Venezia está dividido en seis sestieri (barrios). Por ello el dolfin, el famoso adorno metálico que se alza en la proa de las góndolas, dibuja seis dientes (rebbi). La mayoría de los visitantes se apelotonan en el itinerario que va desde la Piazzale Roma (donde los trenes y autobuses vomitan a los turistas) a la Piazza de San Marco, especialmente cerca de Rialto. Pero en esta ciudad, completamente diferente a todas, la belleza puede aparecer en cualquier esquina. Hay rincones muy pocos transitados de Canareggio, Dorsoduro o Castello que guardan edificios, iglesias o canales admirables. Ver atardecer en la punta de la Dogana de Mare; maravillarse a la vuelta de una esquina con la visión de la iglesia de Santa María dei Miracoli; perderse por los claustros y los pasillos del Ospedale o por las calles del Ghetto , (el nombre italiano que significaba fundición –por la actividad inicial del barrio- y que acabó convirtiéndose en una palabra para designar la exclusión religiosa); pasear por el Campo dei Mori o admirar la fruta y la verdura  expuestas en la barcaza junto al Ponte dei Puni, no muy lejos del Campo de San Barnabá, (donde Indiana Jones emergió huyendo de un infierno de fuego y ratas) son algunos de los puntos imprescindibles en mi itinerario veneciano.

TRAGHETTO

La góndola es quizás el símbolo de Venezia. Esta embarcación, construida con ocho tipo de maderas diferente y que se pinta de negro para guardar luto desde la peste de 1562, era el medio de transporte de los antiguos habitantes de la ciudad, pero actualmente es sólo para turistas. Dicen que un auténtico veneciano sólo se sube a ella cuando se casa o cuando muere, pero también la usan para cruzar el Gran Canal por siete puntos, en los que la distancia de los únicos cuatro puentes aconseja tomar el camino más recto para ahorrarse el laberinto de callejuelas. Por poco más de 1 euro se puede vivir la experiencia de los auténticos habitantes de la ciudad y de paso contemplar la hermosura de los palacios que dan al canal.

CANAL


Venezia es una ciudad anfibia, que vive sobre las aguas.

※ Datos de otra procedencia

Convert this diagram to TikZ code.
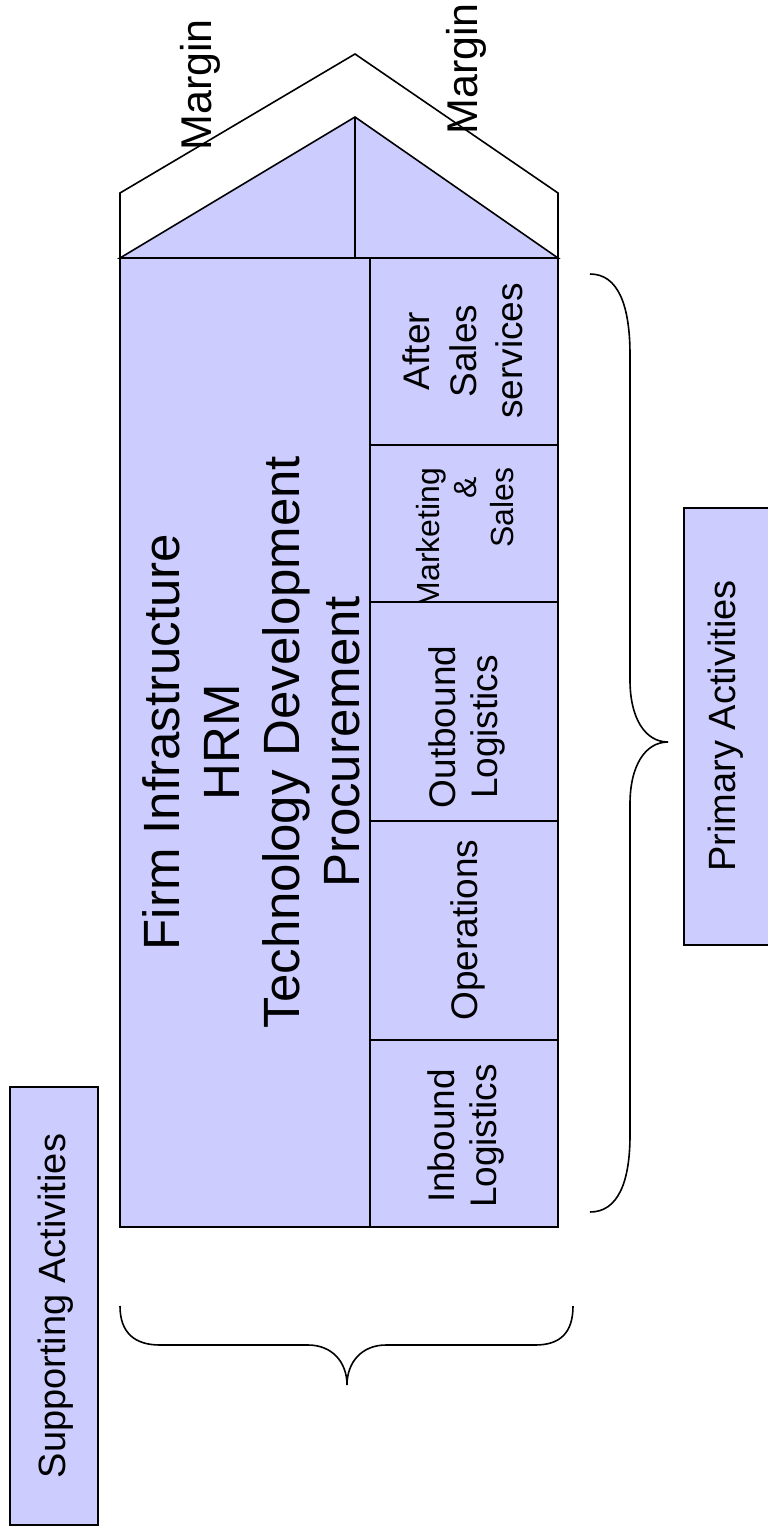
\documentclass[tikz,border=0pt]{standalone}
\usepackage{fontspec}
\setmainfont{Liberation Sans}
\definecolor{lav}{HTML}{CCCCFF}
\begin{document}
\begin{tikzpicture}[x=1pt,y=-1pt,line width=1.6pt,line join=miter,
  shade/.style={draw=black,fill=lav},
  outline/.style={draw=black},
  brace/.style={draw=black,line width=1.6pt},
  rtext/.style={rotate=90,inner sep=0pt,align=center,text=black},
  bigtext/.style={rtext,font=\fontsize{51}{60}\selectfont},
  celltext/.style={rtext,font=\fontsize{37}{42}\selectfont},
  mtext/.style={rtext,align=right,font=\fontsize{32}{37}\selectfont},
  labeltext/.style={rtext,font=\fontsize{38}{45}\selectfont},
  margintext/.style={rtext,font=\fontsize{43}{50}\selectfont}]
\useasboundingbox (0,0) rectangle (768,1537);

% roof outline (margin)
\draw[outline] (120,258) -- (120,193) -- (355,54) -- (558,193) -- (558,258);
% filled roof triangle
\draw[shade] (120,258) -- (355,117) -- (558,258) -- cycle;
\draw (355,117) -- (355,258);

% supporting activities block
\draw[shade] (120,258) rectangle (370,1227);
\node[bigtext] (support) at (251,742) {Firm Infrastructure\\HRM\\Technology Development\\Procurement};

% primary activity cells
\draw[shade] (370,258) rectangle (558,445);
\draw[shade] (370,445) rectangle (558,602);
\draw[shade] (370,602) rectangle (558,821);
\draw[shade] (370,821) rectangle (558,1040);
\draw[shade] (370,1040) rectangle (558,1227);

\node[celltext,font=\fontsize{37}{46.5}\selectfont] (after) at (463,351) {After\\Sales\\services};
\begin{scope}
  \clip (371,446) rectangle (557,601);
  \node[mtext,anchor=east] (mkt) at (465.5,467) {Marketing\\\&\kern0.278em\\Sales};
\end{scope}
\draw (370,602) -- (558,602);
\node[celltext] (outb) at (467,727) {Outbound\\Logistics};
\node[celltext] (ops) at (467.5,930) {Operations};
\node[celltext] (inb) at (466,1136) {Inbound\\Logistics};

% margin labels
\node[margintext] (m1) at (200,85) {Margin};
\node[margintext] (m2) at (466,69) {Margin};

% label boxes
\draw[shade] (10,1087) rectangle (98,1525);
\node[labeltext] (suplab) at (56,1306) {Supporting Activities};
\draw[shade] (684,508) rectangle (775,945);
\node[labeltext] (primlab) at (726,726) {Primary Activities};

% right brace (primary)
\coordinate (rb1) at (590,274);
\coordinate (rbt) at (668,742);
\coordinate (rb2) at (590,1212);
\draw[brace] (rb1) .. controls (618,274) and (630,305) .. (630,355)
  -- (630,680) .. controls (630,718) and (645,742) .. (rbt)
  .. controls (645,742) and (630,766) .. (630,804)
  -- (630,1135) .. controls (630,1182) and (618,1212) .. (rb2);

% bottom brace (supporting)
\coordinate (bb1) at (120,1306);
\coordinate (bbt) at (347,1385);
\coordinate (bb2) at (573,1306);
\draw[brace] (bb1) .. controls (120,1333) and (135,1345) .. (160,1345)
  -- (308,1345) .. controls (332,1345) and (347,1362) .. (bbt)
  .. controls (347,1362) and (362,1345) .. (386,1345)
  -- (535,1345) .. controls (560,1345) and (573,1333) .. (bb2);
\end{tikzpicture}
\end{document}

Los bancales de arena, las marismas infectadas de mosquitos y enfermedades a las que huyeron los habitantes de la llanura para escapar de las invasiones bárbaras, acabaron convirtiéndose con el paso de los siglos en la primera potencia comercial de su mundo, a medio camino entre oriente y occidente. “Venezia es sucia, huele mal” dicen algunos turistas insensibles a su belleza extrema e inigualable. Mienten. Durante siglos el Gran Canal ha sido (sigue siendo) la calle más hermosa del mundo. Hay que degustarlo a bordo de un vaporetto como esos platos deliciosos, tan repletos de sabores y matices imposibles de aborrecer. Es cierto que hay cierta sensación de atrezzo, palacios que, como damas viejas, cuidan sus fachadas decoradas mientras soportan los achaques del paso de los siglos, pero el escenario es formidable. En la ciudad hay centenares de canales, algunos conforman rincones maravillosos y perdidos. En Venezia la lluvia suena diferente. Se mezcla su sonido en la piedra y en el agua como en ningún otro lugar. Aún me sorprende ver como se transportan en diferentes tipos de embarcaciones basuras, alimentos, servicios de bomberos o de ambulancias o incluso difuntos. Venezia es única, distinta a todas. En eso radica su encanto.